Reference : Tertium non datur: Various aspects of value-added (VA) models used as measures of edu...
Dissertations and theses : Doctoral thesis
Social & behavioral sciences, psychology : Theoretical & cognitive psychology
Tertium non datur: Various aspects of value-added (VA) models used as measures of educational effectiveness
Levy, Jessica mailto [University of Luxembourg > Faculty of Humanities, Education and Social Sciences (FHSE) > LUCET >]

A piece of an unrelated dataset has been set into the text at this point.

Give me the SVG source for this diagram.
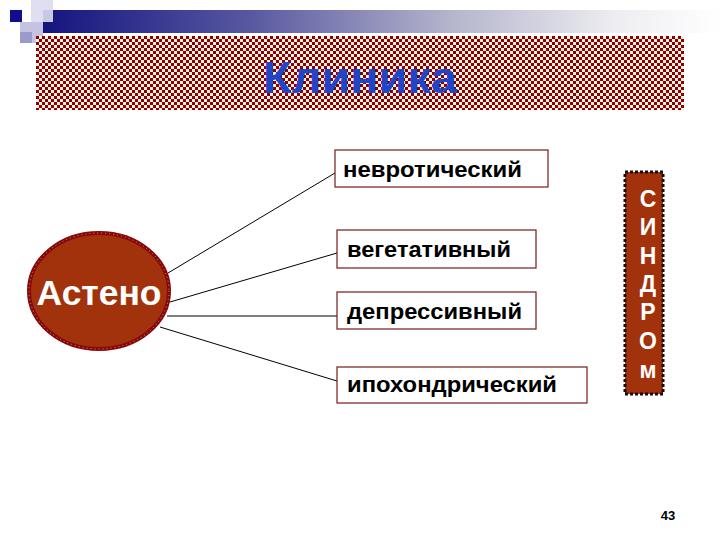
<svg xmlns="http://www.w3.org/2000/svg" width="720" height="540" viewBox="0 0 720 540">
<defs>
<linearGradient id="bar" x1="0" y1="0" x2="1" y2="0">
<stop offset="0" stop-color="#14147f"/>
<stop offset="0.3" stop-color="#5656a0"/>
<stop offset="0.6" stop-color="#b4b4cc"/>
<stop offset="0.85" stop-color="#eeeef2"/>
<stop offset="1" stop-color="#ffffff"/>
</linearGradient>
<pattern id="check" width="6" height="6" patternUnits="userSpaceOnUse" x="36" y="36">
<rect width="6" height="6" fill="#f6f0e2"/>
<rect width="3" height="3" fill="#8b0000"/>
<rect x="3" y="3" width="3" height="3" fill="#8b0000"/>
</pattern>
<style>
.box{fill:#ffffff;stroke:#7a1818;stroke-width:1.2}
.lbl{font-family:"Liberation Sans",Arial,sans-serif;font-weight:bold;font-size:22px;fill:#000}
.conn line{stroke:#000;stroke-width:1}
.v{font-family:"Liberation Sans",Arial,sans-serif;font-weight:bold;font-size:23px;fill:#ffffff;text-anchor:middle}
</style>
</defs>
<rect width="720" height="540" fill="#ffffff"/>
<g id="decor">
<rect x="43" y="10" width="677" height="23" fill="url(#bar)"/>
<rect x="31" y="0" width="22" height="22" fill="#dcdcef" opacity="0.9"/>
<rect x="20" y="22" width="23" height="21" fill="#c4c4e2"/>
<rect x="20" y="32" width="12" height="11" fill="#9a9acc"/>
<rect x="10" y="10" width="12" height="12" fill="#10108a"/>
</g>
<g id="title">
<rect x="36" y="36" width="648" height="74" fill="url(#check)"/>
<text x="360" y="93" text-anchor="middle" font-family="Liberation Sans, Arial, sans-serif" font-weight="bold" font-size="45" fill="#1f45c8" textLength="194" lengthAdjust="spacingAndGlyphs">Клиника</text>
</g>
<g id="connectors" class="conn">
<line x1="168" y1="273" x2="335" y2="173"/>
<line x1="170" y1="302" x2="337" y2="253"/>
<line x1="167" y1="316" x2="337" y2="316"/>
<line x1="160" y1="327" x2="337" y2="381"/>
</g>
<g id="asteno">
<ellipse cx="99" cy="291" rx="70" ry="58" fill="#a2320c" stroke="#860808" stroke-width="4"/>
<ellipse cx="99" cy="291" rx="70" ry="58" fill="none" stroke="#e8b0a0" stroke-width="0.8" stroke-dasharray="1 3"/>
<text x="99" y="305" text-anchor="middle" font-family="Liberation Sans, Arial, sans-serif" font-weight="bold" font-size="35" fill="#ffffff" textLength="125" lengthAdjust="spacingAndGlyphs">Астено</text>
</g>
<g id="nevrot">
<rect class="box" x="335" y="150" width="213" height="37"/>
<text class="lbl" x="343" y="177" textLength="179" lengthAdjust="spacingAndGlyphs">невротический</text>
</g>
<g id="veget">
<rect class="box" x="337" y="230" width="199" height="38"/>
<text class="lbl" x="347" y="257" textLength="164" lengthAdjust="spacingAndGlyphs">вегетативный</text>
</g>
<g id="depress">
<rect class="box" x="337" y="292" width="199" height="37"/>
<text class="lbl" x="347" y="319" textLength="175" lengthAdjust="spacingAndGlyphs">депрессивный</text>
</g>
<g id="ipohond">
<rect class="box" x="337" y="367" width="250" height="36"/>
<text class="lbl" x="347" y="392" textLength="210" lengthAdjust="spacingAndGlyphs">ипохондрический</text>
</g>
<g id="sindrom">
<rect x="625" y="172" width="38" height="222" fill="#a2320c" stroke="#1a0a0a" stroke-width="3" stroke-dasharray="3 2"/>
<text class="v" x="648" y="207">С</text>
<text class="v" x="648" y="235">И</text>
<text class="v" x="648" y="264">Н</text>
<text class="v" x="648" y="292">Д</text>
<text class="v" x="648" y="320">Р</text>
<text class="v" x="648" y="349">О</text>
<text class="v" x="648" y="378">м</text>
</g>
<text x="668" y="520" text-anchor="middle" font-family="Liberation Sans, Arial, sans-serif" font-weight="bold" font-size="13" fill="#000">43</text>
</svg>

University of Luxembourg, ​​Luxembourg
Docteur en Psychologie
Fischbach, Antoine mailto
Cardoso Leite, Pedro mailto
Brunner, Martin mailto
Martin, Romain mailto
Skedsmo, Guri mailto
[en] Value-added (VA) models are used as measures of educational effectiveness which aim to find the “value” that has been added by teachers or schools to students’ achievement, independent of students’ backgrounds. Statistically speaking, teacher or school VA scores are calculated as the part of an outcome variable that cannot be explained by the covariates that are in the VA model (i.e., the residual). Teachers or schools are classified as effective (or ineffective) if they have a positive (or negative) effect on students’ achievement compared to a previously specified norm value. Although VA models have gained popularity in recent years, there is a lack of consensus concerning various aspects of VA scores.
The present dissertation aims at shedding light on these aspects, including the state of the art of VA research in the international literature, covariate choice, and model selection for the estimation of VA scores.
In a first step, a systematic literature review was conducted, in which 370 studies from 26 countries were classified, focusing on methodological issues (Study 1 of the present dissertation). Results indicated no consensus concerning the applied statistical model type (the majority applied a linear regression, followed by multilevel models). Concerning the covariate choice, most studies used prior achievement as a covariate, cognitive and/or motivational student data were hardly considered, and there was no consensus on the in- or exclusion of students’ background variables. Based on these findings, it was suggested that VA models are better suited to improve the quality of teaching than for accountability and decision-making purposes.
Secondly, based on one of the open questions resulting from Study 1 (i.e., covariate choice), the aim of Study 2 was to systematically compare different covariate combinations in the estimation of school VA models. Based on longitudinal data from primary school students participating in the Luxembourg School Monitoring Programme in Grades 1 and 3, three covariate sets were found to be essential when calculating school VA scores with math or language achievement as dependent variables: prior language achievement, prior math achievement, and students’ sociodemographic and sociocultural background. However, the evaluation of individual schools’ effectiveness varied widely depending on the covariate set that was chosen, casting further doubt on the use of VA scores for accountability purposes.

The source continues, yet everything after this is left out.